Closed Haochen-Wang409 closed 3 years ago
Hi Haochen, thank you for your interest in our work.
The evaluation bug is reported by the authors of GCT. Briefly speaking, in the GCT original implementation and reported performance, the authors did a CenterCrop
operation on testing images during inference which indeed shouldn't be conducted. The right practice is to predict and evaluate each testing image on its original resolution.
You may refer to the second Note at this link for more details.

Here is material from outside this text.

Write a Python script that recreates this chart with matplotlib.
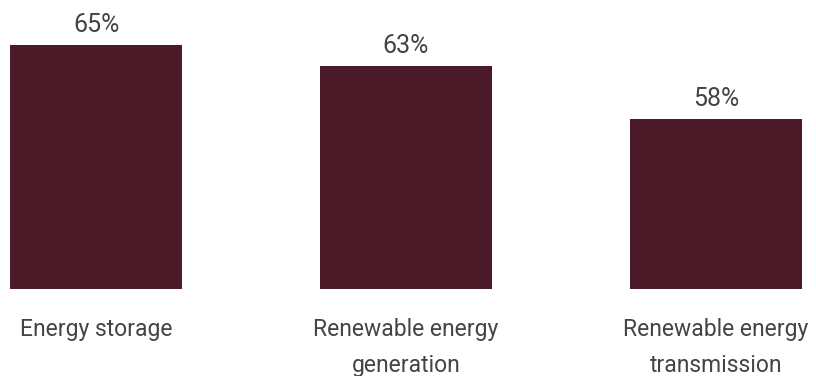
import matplotlib.pyplot as plt

# Data
categories = ['Energy storage', 'Renewable energy\ngeneration', 'Renewable energy\ntransmission']
values = [65, 63, 58]
labels = ['65%', '63%', '58%']

BAR_COLOR = '#4a1a29'
TEXT_COLOR = '#444444'

plt.rcParams['font.family'] = ['Roboto', 'DejaVu Sans']

fig = plt.figure(figsize=(8.16, 3.76), dpi=100)
ax = fig.add_axes([0, 87 / 376, 1, 289 / 376])

x = list(range(len(values)))
ax.bar(x, values, width=0.555, color=BAR_COLOR)

# axis does not start at zero in the original
ax.set_ylim(41.9, 69.3)
ax.set_xlim(-0.31, 2.323)
ax.axis('off')

for xi, v, lab in zip(x, values, labels):
    ax.annotate(lab, xy=(xi, v), xytext=(0, 9.5), textcoords='offset points',
                ha='center', va='baseline', fontsize=18, color=TEXT_COLOR)

for xi, cat in zip(x, categories):
    ax.annotate(cat, xy=(xi, 41.9), xytext=(0, -21), textcoords='offset points',
                ha='center', va='top', fontsize=16.5, color=TEXT_COLOR,
                linespacing=1.7, annotation_clip=False)

fig.savefig('out.png', dpi=100)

Thanks for your explaination! If we must evaluate each testing image on the original shape, the batch size have to be 1 when validate. Am I right?
Yes, you are right! :)
Thanks a lot!
I found CenterCrop
was uesd in Semi-Supervised Semantic Segmentation with Cross Pseudo Supervision and Pixel Contrastive-Consistent Semi-Supervised Semantic Segmentation, which was published in CVPR 2021 and ICCV 2021 respectively. So i am quite confused about whether to use CenterCrop
in evaluation.
From my perspective, it is more practical to evaluate on original resolution in semantic segmentation.
Hi, I'm a beginner in semantic segmentation, and thanks for your great work. It seems ST++ is the only method which select `reliable DT mask' for unlabeled images.
I'm interested in the `evaluation bug' metioned on Table.1 Could you give me a brief introduction about it?